A mente pré-moderna vive tateando no escuro, com medo das forças da natureza, sacrificando a quem lhe infunde mais pavor, pensando que o mundo é uma caixa de ressonância das intrigas, pelejas e paixões de um turbilhão de deuses tomados de sentimentos humanos. Essa mentalidade reconhece a várias entidades o contato com o transcendente, e a todas quer agradar, não por desejo de comunhão, mas por medo de insucessos. Quando não sacrifica a vários deuses, cai prostrada diante do dogma.
Para a mente pré-moderna, o conteúdo da religião é um mistério, seu fundamento é um mito e seu exercício se dá pela magia.
Repare nisto: no campo evangélico “neopentecostal” ou pseudopentecostal, há um segmento para o qual o conteúdo da religião é um mistério reservado ao que receberam “a unção”, e não uma revelação dirigida a todos; o fundamento da religião passa a ser um mito porque depende mais do imaginário dos líderes eclesiásticos do que daquilo que está escrito na Bíblia, utilizada preponderantemente como simples referencial e pretexto; e o exercício da religião se torna magia porque é nos processos mágicos de “prece forte”, “descarrego”, “atos proféticos” e oração no monte que as coisas “têm de acontecer”.
O êxito dos pregadores de prosperidade, sensacionalistas e triunfalistas, assim como dos proponentes de uma doutrina distorcida de batalha espiritual, provém, em alguma medida, do perfil pré-moderno da mentalidade brasileira, facilmente seduzido por propostas mágicas, fetichistas e sincréticas.
O pré-moderno e o pós-moderno acham-se frequentemente misturados, um influenciando o outro, mas com suas peculiaridades: o primeiro tem certeza de que tudo o que acontece decorre de uma causa sobrenatural; o segundo não tem certeza de nada, e pensa que isso não importa; o primeiro vive com medo de tudo, e busca rituais para resolver seus problemas (do agora e do porvir); o segundo desistiu de lutar contra a instabilidade e a incerteza, e busca ideias, teorias, técnicas e filosofias para enfrentar os monstros que carrega consigo, e para tentar preencher o vazio que leva na alma.
Cabe à igreja local lidar com pessoas reais, apresentando-lhes o Evangelho autêntico e inteiro, e para isso precisa ouvir, conviver, contextualizar-se, “atravessar a cidade”, como Jesus fazia.
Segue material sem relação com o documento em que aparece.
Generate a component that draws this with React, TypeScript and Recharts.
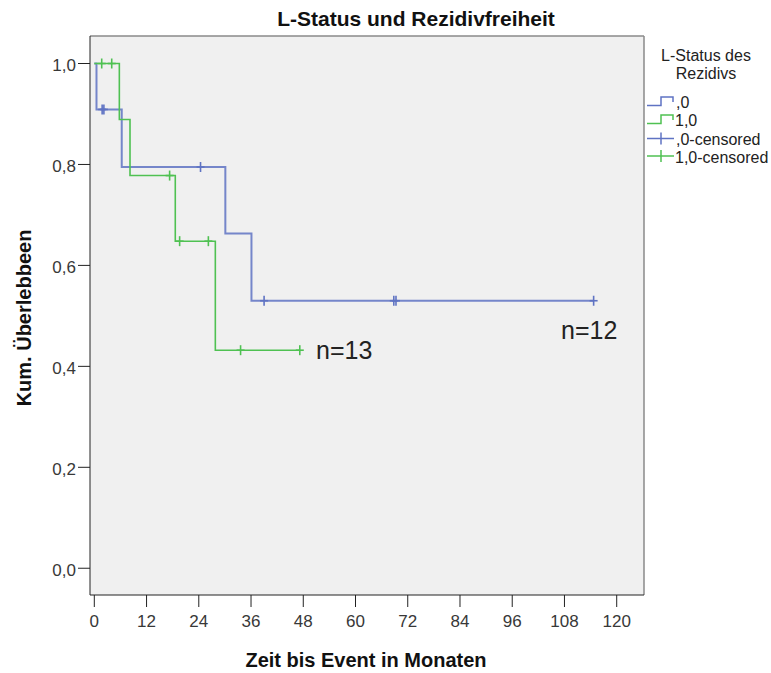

Ficaremos talvez surpresos quando percebermos que, em meio a um mundo secularizado e fragmentado deste início de século, para cuja compreensão gostamos de revisitar nossos materiais sobre pós-modernidade, existe u’a maioria silenciosa cujas angústias e características lembram, a cores fortes, as populações do mundo antigo, em que nosso Mestre e Seus apóstolos iniciaram a pregação da fé.